— start —

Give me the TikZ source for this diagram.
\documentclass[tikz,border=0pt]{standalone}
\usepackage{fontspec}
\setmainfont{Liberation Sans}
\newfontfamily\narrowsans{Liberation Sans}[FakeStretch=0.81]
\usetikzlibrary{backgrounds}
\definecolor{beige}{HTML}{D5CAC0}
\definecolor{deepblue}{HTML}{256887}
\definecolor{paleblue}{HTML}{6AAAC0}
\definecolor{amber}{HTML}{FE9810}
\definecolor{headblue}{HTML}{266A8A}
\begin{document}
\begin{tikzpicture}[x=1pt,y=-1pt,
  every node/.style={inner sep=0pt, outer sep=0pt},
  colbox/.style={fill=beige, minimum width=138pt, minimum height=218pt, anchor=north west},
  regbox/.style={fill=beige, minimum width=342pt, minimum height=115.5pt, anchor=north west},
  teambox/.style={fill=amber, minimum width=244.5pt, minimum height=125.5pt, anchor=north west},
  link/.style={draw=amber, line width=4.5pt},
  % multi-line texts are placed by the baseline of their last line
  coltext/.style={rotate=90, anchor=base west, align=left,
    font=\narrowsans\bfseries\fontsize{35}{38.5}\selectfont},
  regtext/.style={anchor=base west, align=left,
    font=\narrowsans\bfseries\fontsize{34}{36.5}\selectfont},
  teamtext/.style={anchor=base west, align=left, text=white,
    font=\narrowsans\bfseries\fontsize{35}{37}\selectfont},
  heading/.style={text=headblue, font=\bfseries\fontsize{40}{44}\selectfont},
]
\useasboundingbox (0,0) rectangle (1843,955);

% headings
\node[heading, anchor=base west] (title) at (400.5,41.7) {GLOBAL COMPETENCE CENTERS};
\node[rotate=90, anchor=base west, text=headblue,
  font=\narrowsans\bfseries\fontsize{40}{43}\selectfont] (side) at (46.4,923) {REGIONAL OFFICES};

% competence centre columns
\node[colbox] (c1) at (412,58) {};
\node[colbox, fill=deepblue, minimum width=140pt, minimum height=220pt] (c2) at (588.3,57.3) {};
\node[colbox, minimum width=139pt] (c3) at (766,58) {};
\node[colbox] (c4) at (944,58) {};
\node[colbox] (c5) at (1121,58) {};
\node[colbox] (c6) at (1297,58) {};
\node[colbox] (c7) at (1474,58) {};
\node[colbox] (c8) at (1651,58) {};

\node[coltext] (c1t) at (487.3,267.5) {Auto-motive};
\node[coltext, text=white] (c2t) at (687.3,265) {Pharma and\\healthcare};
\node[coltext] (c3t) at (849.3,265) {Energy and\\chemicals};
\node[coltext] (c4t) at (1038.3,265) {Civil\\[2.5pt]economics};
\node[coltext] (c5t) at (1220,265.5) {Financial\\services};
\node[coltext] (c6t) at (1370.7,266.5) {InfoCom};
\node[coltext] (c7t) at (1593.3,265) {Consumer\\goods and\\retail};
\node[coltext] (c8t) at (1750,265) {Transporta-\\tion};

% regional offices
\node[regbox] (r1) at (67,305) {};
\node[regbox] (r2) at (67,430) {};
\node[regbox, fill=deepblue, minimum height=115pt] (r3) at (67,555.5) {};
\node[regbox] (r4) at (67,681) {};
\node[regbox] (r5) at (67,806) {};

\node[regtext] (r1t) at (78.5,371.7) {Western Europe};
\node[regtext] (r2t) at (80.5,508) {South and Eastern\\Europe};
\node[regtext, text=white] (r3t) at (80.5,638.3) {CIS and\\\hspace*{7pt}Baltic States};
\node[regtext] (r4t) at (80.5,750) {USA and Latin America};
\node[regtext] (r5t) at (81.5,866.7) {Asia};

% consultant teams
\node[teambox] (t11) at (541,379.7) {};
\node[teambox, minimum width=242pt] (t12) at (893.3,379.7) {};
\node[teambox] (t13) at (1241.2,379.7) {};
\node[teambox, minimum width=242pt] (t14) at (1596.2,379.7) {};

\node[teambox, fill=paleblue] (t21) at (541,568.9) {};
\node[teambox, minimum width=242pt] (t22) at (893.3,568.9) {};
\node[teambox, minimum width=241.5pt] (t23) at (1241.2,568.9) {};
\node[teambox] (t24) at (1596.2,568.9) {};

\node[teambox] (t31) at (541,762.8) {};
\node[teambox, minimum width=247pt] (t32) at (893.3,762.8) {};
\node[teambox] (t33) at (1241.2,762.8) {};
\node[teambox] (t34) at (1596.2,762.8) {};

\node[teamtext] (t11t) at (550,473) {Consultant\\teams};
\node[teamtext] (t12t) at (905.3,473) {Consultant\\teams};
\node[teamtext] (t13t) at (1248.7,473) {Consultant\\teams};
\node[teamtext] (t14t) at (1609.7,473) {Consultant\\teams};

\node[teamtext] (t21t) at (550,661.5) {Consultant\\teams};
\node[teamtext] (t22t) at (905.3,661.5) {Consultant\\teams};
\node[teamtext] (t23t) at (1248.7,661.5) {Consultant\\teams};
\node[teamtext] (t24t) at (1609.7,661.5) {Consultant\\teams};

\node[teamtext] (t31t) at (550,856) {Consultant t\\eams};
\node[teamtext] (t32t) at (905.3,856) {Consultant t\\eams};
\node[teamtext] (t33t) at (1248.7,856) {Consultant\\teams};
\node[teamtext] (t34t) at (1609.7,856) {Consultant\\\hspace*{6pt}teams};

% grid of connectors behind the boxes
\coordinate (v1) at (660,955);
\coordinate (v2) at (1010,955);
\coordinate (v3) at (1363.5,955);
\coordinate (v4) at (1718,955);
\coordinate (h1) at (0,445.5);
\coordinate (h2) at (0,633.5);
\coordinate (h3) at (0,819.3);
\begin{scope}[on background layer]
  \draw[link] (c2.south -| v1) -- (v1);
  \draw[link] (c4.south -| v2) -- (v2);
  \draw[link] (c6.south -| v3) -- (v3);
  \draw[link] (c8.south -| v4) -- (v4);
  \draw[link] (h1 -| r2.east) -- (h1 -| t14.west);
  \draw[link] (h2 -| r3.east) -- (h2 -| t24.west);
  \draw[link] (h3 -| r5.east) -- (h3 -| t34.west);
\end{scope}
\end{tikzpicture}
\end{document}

— end —

### [Task]
Return a word-for-word copy of the lines from the beginning of the listing to the line holding "(c8) at (1651,58)", both kept.

### [Exercise result]
Give me the TikZ source for this diagram.
\documentclass[tikz,border=0pt]{standalone}
\usepackage{fontspec}
\setmainfont{Liberation Sans}
\newfontfamily\narrowsans{Liberation Sans}[FakeStretch=0.81]
\usetikzlibrary{backgrounds}
\definecolor{beige}{HTML}{D5CAC0}
\definecolor{deepblue}{HTML}{256887}
\definecolor{paleblue}{HTML}{6AAAC0}
\definecolor{amber}{HTML}{FE9810}
\definecolor{headblue}{HTML}{266A8A}
\begin{document}
\begin{tikzpicture}[x=1pt,y=-1pt,
  every node/.style={inner sep=0pt, outer sep=0pt},
  colbox/.style={fill=beige, minimum width=138pt, minimum height=218pt, anchor=north west},
  regbox/.style={fill=beige, minimum width=342pt, minimum height=115.5pt, anchor=north west},
  teambox/.style={fill=amber, minimum width=244.5pt, minimum height=125.5pt, anchor=north west},
  link/.style={draw=amber, line width=4.5pt},
  % multi-line texts are placed by the baseline of their last line
  coltext/.style={rotate=90, anchor=base west, align=left,
    font=\narrowsans\bfseries\fontsize{35}{38.5}\selectfont},
  regtext/.style={anchor=base west, align=left,
    font=\narrowsans\bfseries\fontsize{34}{36.5}\selectfont},
  teamtext/.style={anchor=base west, align=left, text=white,
    font=\narrowsans\bfseries\fontsize{35}{37}\selectfont},
  heading/.style={text=headblue, font=\bfseries\fontsize{40}{44}\selectfont},
]
\useasboundingbox (0,0) rectangle (1843,955);

% headings
\node[heading, anchor=base west] (title) at (400.5,41.7) {GLOBAL COMPETENCE CENTERS};
\node[rotate=90, anchor=base west, text=headblue,
  font=\narrowsans\bfseries\fontsize{40}{43}\selectfont] (side) at (46.4,923) {REGIONAL OFFICES};

% competence centre columns
\node[colbox] (c1) at (412,58) {};
\node[colbox, fill=deepblue, minimum width=140pt, minimum height=220pt] (c2) at (588.3,57.3) {};
\node[colbox, minimum width=139pt] (c3) at (766,58) {};
\node[colbox] (c4) at (944,58) {};
\node[colbox] (c5) at (1121,58) {};
\node[colbox] (c6) at (1297,58) {};
\node[colbox] (c7) at (1474,58) {};
\node[colbox] (c8) at (1651,58) {};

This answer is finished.